Ford's profits in recent years have fattened its bank account, which has been used to help it buy up companies, including a majority share of Hertz; Aston Martin Lagonda and AC Cars, of Britain; and financial-service institutions, such as California's First Nationwide Bank, the seventh-largest savings-and-loan in the US.

So is Ford becoming a self-indulgent auto giant, too groggy over its achievements of the last few years to realize the dangers ahead - rising competition and an oversupply of cars? So far, this doesn't appear to be the case.

``I think Ford recognized that it is unlikely it would ever get back to its former levels of domestic production and market penetration,'' says John Schnapp, an analyst with Temple, Barker, & Sloane Inc., a Lexington, Mass., consulting firm. Consequently, it shrank its production capacity as well as its overall corporate head count.

It also made a massive effort with its suppliers to increase their efficiency and quality. Thus, Ford enjoys a better quality image than its domestic competition, despite some aggravating problems in the past which led to widespread publicity and recalls.

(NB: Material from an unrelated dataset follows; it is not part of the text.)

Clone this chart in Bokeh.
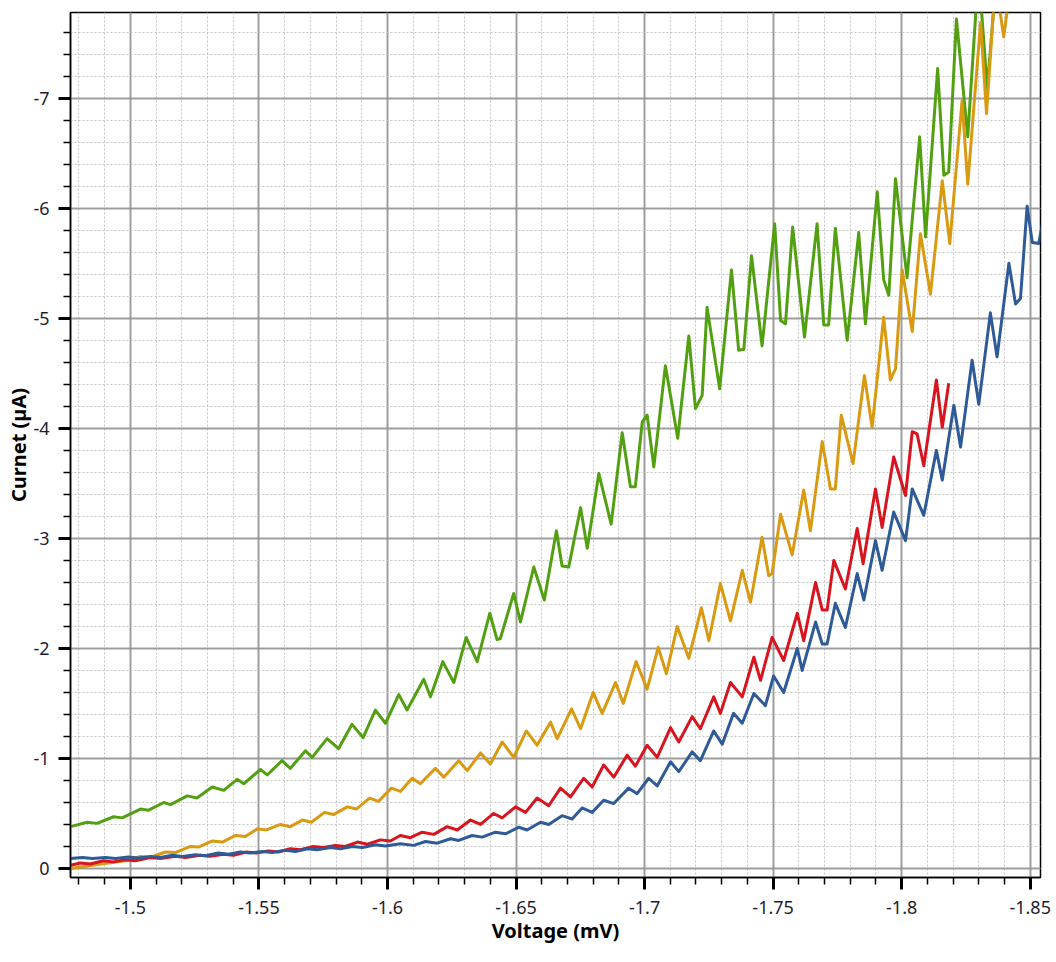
from bokeh.plotting import figure
from bokeh.models import Range1d, SingleIntervalTicker, CustomJSTickFormatter
from bokeh.embed import file_html
from bokeh.resources import INLINE

# ---- data (voltage as labelled "mV", current in µA) ----
green_v = [-1.4767, -1.4832, -1.4870, -1.4935, -1.4968, -1.5039, -1.5071, -1.5130, -1.5156, -1.5221,
           -1.5259, -1.5318, -1.5363, -1.5415, -1.5441, -1.5506, -1.5532, -1.5590, -1.5622, -1.5681,
           -1.5707, -1.5765, -1.5810, -1.5862, -1.5905, -1.5953, -1.5992, -1.6044, -1.6076, -1.6141,
           -1.6167, -1.6215, -1.6258, -1.6306, -1.6349, -1.6398, -1.6426, -1.6439, -1.6491, -1.6517,
           -1.6569, -1.6610, -1.6657, -1.6679, -1.6705, -1.6751, -1.6777, -1.6822, -1.6870, -1.6913,
           -1.6945, -1.6964, -1.6991, -1.7010, -1.7036, -1.7081, -1.7129, -1.7172, -1.7198, -1.7224,
           -1.7243, -1.7292, -1.7338, -1.7366, -1.7386, -1.7416, -1.7457, -1.7506, -1.7529, -1.7548,
           -1.7576, -1.7622, -1.7671, -1.7697, -1.7716, -1.7742, -1.7788, -1.7833, -1.7859, -1.7905,
           -1.7930, -1.7950, -1.7976, -1.8021, -1.8070, -1.8093, -1.8140, -1.8164, -1.8183, -1.8213,
           -1.8257, -1.8299, -1.8333, -1.8373]
green_i = [-0.38, -0.42, -0.41, -0.47, -0.46, -0.54, -0.53, -0.60, -0.58, -0.66,
           -0.64, -0.74, -0.71, -0.81, -0.77, -0.90, -0.85, -0.98, -0.91, -1.07,
           -1.01, -1.18, -1.09, -1.31, -1.19, -1.44, -1.32, -1.58, -1.44, -1.72,
           -1.56, -1.88, -1.69, -2.10, -1.88, -2.32, -2.08, -2.09, -2.50, -2.24,
           -2.74, -2.44, -3.07, -2.75, -2.74, -3.28, -2.91, -3.59, -3.13, -3.96,
           -3.47, -3.47, -4.06, -4.12, -3.65, -4.57, -3.91, -4.84, -4.18, -4.30,
           -5.10, -4.36, -5.44, -4.71, -4.72, -5.57, -4.75, -5.86, -4.98, -4.95,
           -5.83, -4.83, -5.86, -4.94, -4.94, -5.82, -4.80, -5.78, -4.95, -6.15,
           -5.35, -5.21, -6.27, -5.37, -6.65, -5.74, -7.27, -6.30, -6.33, -7.72,
           -6.65, -8.16, -7.09, -8.25]

gold_v = [-1.4767, -1.4852, -1.4914, -1.4981, -1.5039, -1.5078, -1.5136, -1.5175, -1.5233, -1.5265,
          -1.5319, -1.5358, -1.5408, -1.5447, -1.5494, -1.5529, -1.5584, -1.5622, -1.5669, -1.5704,
          -1.5755, -1.5790, -1.5844, -1.5879, -1.5930, -1.5965, -1.6015, -1.6050, -1.6096, -1.6128,
          -1.6186, -1.6219, -1.6277, -1.6310, -1.6362, -1.6400, -1.6446, -1.6491, -1.6540, -1.6582,
          -1.6634, -1.6660, -1.6716, -1.6751, -1.6800, -1.6835, -1.6887, -1.6917, -1.6967, -1.7010,
          -1.7053, -1.7085, -1.7127, -1.7172, -1.7221, -1.7250, -1.7295, -1.7334, -1.7380, -1.7412,
          -1.7457, -1.7483, -1.7496, -1.7529, -1.7574, -1.7619, -1.7645, -1.7691, -1.7723, -1.7742,
          -1.7765, -1.7811, -1.7855, -1.7885, -1.7930, -1.7956, -1.7976, -1.8002, -1.8041, -1.8073,
          -1.8112, -1.8158, -1.8187, -1.8235, -1.8257, -1.8307, -1.8330, -1.8365, -1.8397, -1.8431]
gold_i = [0.00, -0.03, -0.05, -0.07, -0.11, -0.10, -0.15, -0.145, -0.20, -0.195,
          -0.25, -0.24, -0.30, -0.29, -0.36, -0.35, -0.40, -0.38, -0.44, -0.42,
          -0.51, -0.49, -0.56, -0.54, -0.64, -0.61, -0.73, -0.70, -0.82, -0.77,
          -0.91, -0.83, -0.98, -0.89, -1.05, -0.95, -1.15, -1.01, -1.25, -1.12,
          -1.33, -1.18, -1.45, -1.27, -1.60, -1.41, -1.69, -1.50, -1.88, -1.63,
          -2.01, -1.77, -2.20, -1.91, -2.37, -2.07, -2.59, -2.25, -2.71, -2.42,
          -3.01, -2.66, -2.68, -3.22, -2.85, -3.44, -3.07, -3.88, -3.45, -3.45,
          -4.12, -3.68, -4.48, -4.01, -5.01, -4.44, -4.54, -5.44, -4.88, -5.77,
          -5.22, -6.25, -5.68, -6.98, -6.22, -7.69, -6.86, -8.07, -7.56, -8.16]

red_v = [-1.4767, -1.4806, -1.4844, -1.4895, -1.4934, -1.4981, -1.5019, -1.5078, -1.5117, -1.5175,
         -1.5214, -1.5272, -1.5311, -1.5362, -1.5401, -1.5451, -1.5490, -1.5537, -1.5576, -1.5622,
         -1.5661, -1.5712, -1.5751, -1.5797, -1.5836, -1.5883, -1.5922, -1.5972, -1.6011, -1.6050,
         -1.6089, -1.6135, -1.6180, -1.6232, -1.6271, -1.6323, -1.6362, -1.6413, -1.6446, -1.6498,
         -1.6537, -1.6582, -1.6627, -1.6673, -1.6712, -1.6763, -1.6796, -1.6841, -1.6880, -1.6932,
         -1.6964, -1.7010, -1.7049, -1.7101, -1.7133, -1.7185, -1.7217, -1.7269, -1.7295, -1.7334,
         -1.7380, -1.7425, -1.7451, -1.7496, -1.7541, -1.7594, -1.7619, -1.7665, -1.7691, -1.7710,
         -1.7736, -1.7781, -1.7827, -1.7850, -1.7898, -1.7924, -1.7969, -1.8015, -1.8041, -1.8060,
         -1.8086, -1.8135, -1.8158, -1.8183]
red_i = [-0.03, -0.05, -0.04, -0.07, -0.06, -0.08, -0.07, -0.10, -0.09, -0.11,
         -0.10, -0.12, -0.11, -0.13, -0.12, -0.15, -0.14, -0.16, -0.15, -0.18,
         -0.17, -0.20, -0.19, -0.21, -0.20, -0.24, -0.22, -0.26, -0.25, -0.30,
         -0.28, -0.33, -0.31, -0.38, -0.35, -0.44, -0.40, -0.50, -0.46, -0.56,
         -0.51, -0.64, -0.57, -0.73, -0.65, -0.82, -0.74, -0.94, -0.83, -1.03,
         -0.93, -1.12, -1.01, -1.28, -1.15, -1.38, -1.27, -1.56, -1.41, -1.69,
         -1.56, -1.92, -1.71, -2.10, -1.89, -2.32, -2.07, -2.60, -2.35, -2.35,
         -2.80, -2.54, -3.09, -2.77, -3.45, -3.10, -3.74, -3.39, -3.97, -3.95,
         -3.66, -4.44, -4.01, -4.41]

blue_v = [-1.4767, -1.4813, -1.4852, -1.4903, -1.4942, -1.4992, -1.5031, -1.5078, -1.5117, -1.5163,
          -1.5202, -1.5253, -1.5292, -1.5342, -1.5381, -1.5428, -1.5467, -1.5513, -1.5552, -1.5603,
          -1.5642, -1.5689, -1.5727, -1.5778, -1.5817, -1.5864, -1.5903, -1.5953, -1.5992, -1.6050,
          -1.6102, -1.6148, -1.6193, -1.6245, -1.6277, -1.6329, -1.6368, -1.6420, -1.6459, -1.6511,
          -1.6543, -1.6595, -1.6627, -1.6679, -1.6718, -1.6757, -1.6796, -1.6841, -1.6880, -1.6938,
          -1.6971, -1.7016, -1.7049, -1.7101, -1.7133, -1.7185, -1.7217, -1.7269, -1.7302, -1.7346,
          -1.7380, -1.7425, -1.7470, -1.7502, -1.7541, -1.7594, -1.7613, -1.7665, -1.7691, -1.7710,
          -1.7742, -1.7781, -1.7827, -1.7853, -1.7898, -1.7924, -1.7969, -1.8015, -1.8041, -1.8086,
          -1.8135, -1.8158, -1.8203, -1.8229, -1.8274, -1.8300, -1.8345, -1.8371, -1.8417, -1.8443,
          -1.8462, -1.8488, -1.8508, -1.8533, -1.8579]
blue_i = [-0.09, -0.10, -0.09, -0.10, -0.09, -0.105, -0.095, -0.11, -0.10, -0.12,
          -0.11, -0.125, -0.115, -0.14, -0.13, -0.15, -0.14, -0.155, -0.145, -0.165,
          -0.155, -0.18, -0.17, -0.19, -0.18, -0.20, -0.19, -0.215, -0.205, -0.225,
          -0.21, -0.245, -0.23, -0.27, -0.255, -0.30, -0.285, -0.33, -0.315, -0.375,
          -0.35, -0.42, -0.40, -0.48, -0.45, -0.55, -0.51, -0.62, -0.59, -0.73,
          -0.68, -0.82, -0.75, -0.97, -0.88, -1.06, -0.98, -1.25, -1.13, -1.41,
          -1.32, -1.59, -1.48, -1.75, -1.60, -2.00, -1.80, -2.24, -2.04, -2.04,
          -2.41, -2.19, -2.68, -2.44, -2.98, -2.71, -3.24, -2.98, -3.45, -3.21,
          -3.80, -3.53, -4.21, -3.83, -4.62, -4.22, -5.05, -4.65, -5.50, -5.13,
          -5.18, -6.02, -5.69, -5.68, -6.25]

x_title = "Voltage (mV)"
y_title = "Curnet (µA)"

p = figure(frame_width=970, frame_height=865,
           x_range=Range1d(-1.4767, -1.8540), y_range=Range1d(0.082, -7.78),
           output_backend="svg", toolbar_location=None,
           min_border_left=70, min_border_right=16, min_border_top=12, min_border_bottom=10,
           background_fill_color="white", border_fill_color="white")

p.outline_line_color = "black"
p.outline_line_width = 1.5

p.xaxis.ticker = SingleIntervalTicker(interval=0.05, num_minor_ticks=5)
p.yaxis.ticker = SingleIntervalTicker(interval=1, num_minor_ticks=5)
p.xaxis.formatter = CustomJSTickFormatter(code="return String(parseFloat(tick.toFixed(3)));")
p.yaxis.formatter = CustomJSTickFormatter(code="return String(parseFloat(tick.toFixed(3)));")

for ax in (p.xaxis[0], p.yaxis[0]):
    ax.axis_line_color = "black"
    ax.axis_line_width = 1.5
    ax.major_tick_out = 12
    ax.major_tick_in = 0
    ax.major_tick_line_width = 3
    ax.major_tick_line_color = "black"
    ax.minor_tick_out = 7
    ax.minor_tick_in = 0
    ax.minor_tick_line_width = 1.5
    ax.minor_tick_line_color = "black"
    ax.major_label_text_font = "Noto Sans"
    ax.major_label_text_font_size = "18px"
    ax.major_label_text_color = "#1e1e30"
    ax.axis_label_text_font = "Noto Sans"
    ax.axis_label_text_font_size = "20px"
    ax.axis_label_text_font_style = "bold"
    ax.axis_label_text_color = "black"

p.xaxis.axis_label = x_title
p.yaxis.axis_label = y_title
p.xaxis.major_label_standoff = 11
p.yaxis.major_label_standoff = 9
p.xaxis.axis_label_standoff = 0
p.yaxis.axis_label_standoff = -2

for g in (p.xgrid[0], p.ygrid[0]):
    g.grid_line_color = "#909090"
    g.grid_line_width = 2
    g.grid_line_alpha = 0.85
    g.minor_grid_line_color = "#c4c4c4"
    g.minor_grid_line_width = 1
    g.minor_grid_line_dash = "2 2"

p.line(green_v, green_i, line_color="#52a012", line_width=3, line_join="round")
p.line(gold_v, gold_i, line_color="#d99a12", line_width=3, line_join="round")
p.line(red_v, red_i, line_color="#d8141e", line_width=3, line_join="round")
p.line(blue_v, blue_i, line_color="#2e5a97", line_width=3, line_join="round")

open("out.html", "w").write(file_html(p, INLINE))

Ford learned its lesson in the recession of the early 1980s, when it lost about $3 billion and, to stay alive, had to drastically cut costs. So far the company has reduced its North American overhead by $5 billion and hopes to lop off another $5 billion over the next five years. It has closed plants, laid off workers, streamlined the organization, and tried to boost the efficiency and morale of its remaining work force.

``By the early 1990s, our goal is to be the lowest-cost, highest-quality producer in the world,'' asserts Louis E. Lataif, who on March 1 moves from head of North American sales operations to president of Ford of Europe, putting him on track for one of Ford's top management positions in the '90s.

Last year, Ford reorganized its corporate management structure in Detroit and will use its worldwide organization to develop new products for the road, no matter where they are to be sold. That way Ford hopes to avoid duplication and save a pile of money.

Ford chairman Donald E. Petersen believes Ford executives should do more than just drive the cars they're building and selling; they should discover how they work on the road, learn their handling dynamics and their limitations, and help figure out how to do it better the next time.

Despite Ford's recent successes, it still faces the intensifying challenge of increased competition, especially from overseas, as well as rising costs. In response to the cost concern, Ford is unlikely to add to its production capacity, despite the demand for its products.

``We still are not cost-competitive with the Japanese and Koreans,'' sighs Lataif. The Japanese have raised their prices about 25 percent, yet the yen has gone up by some 60 percent in value against the dollar. To recover their profit margins, hurt by the yen, the Japanese say they will continue to improve their own efficiencies.

``You can imagine the cost pressure that puts on us,'' Lataif adds. Also, the Japanese can conceive, design, produce, and market a car far quicker than either GM, Chrysler, or Ford.

Even so, ``we'll have two new or reskinned cars each year into the 1990s,'' pledges Thomas E. Wagner, head of the Lincoln-Mercury division, who expects to sell about 475,000 Mercury cars alone in 1988, plus 175,000 Lincolns, most of them Town Cars.

Ford also doesn't have a successful front-wheel-drive or all-wheel-drive passenger minivan. ``I think that the pain is particularly acute because essentially the Chrysler minivans were conceived at Ford. When Harold Sperlich, the soon-to-retire president of Chrysler Motors, left Ford for Chrysler even before chairman Lee Iacocca came on board, he essentially took all the documentation under his arm,'' notes Schnapp. Ford still needs an attractive, primarily passenger-type minivan that can match the competition.

To help it get the products it wants and save money, Ford has a widening relationship with other carmakers around the world, including the Japanese, Taiwanese, and Koreans. It has long had a 25 percent stake in Japan's Mazda Motor Corporation, which is building the Mazda-derived Ford Probe coupe in Flat Rock, Mich., due for introduction in the spring.

Ford is also building the Mazda-based Mercury Tracer in a new Ford plant in Hermosillo, Mexico. Its ties with Mazda, however, face an uncertain future in the wake of a major top-management shake-up in Japan.

Ford has also signed a letter of intent with Nissan which could lead to the joint manufacture of vehicles in Europe. Nissan's California-based design studio, Nissan Design International, is working on a new van-type vehicle for both Nissan and Ford, but no decision has been made on whether the project will fly.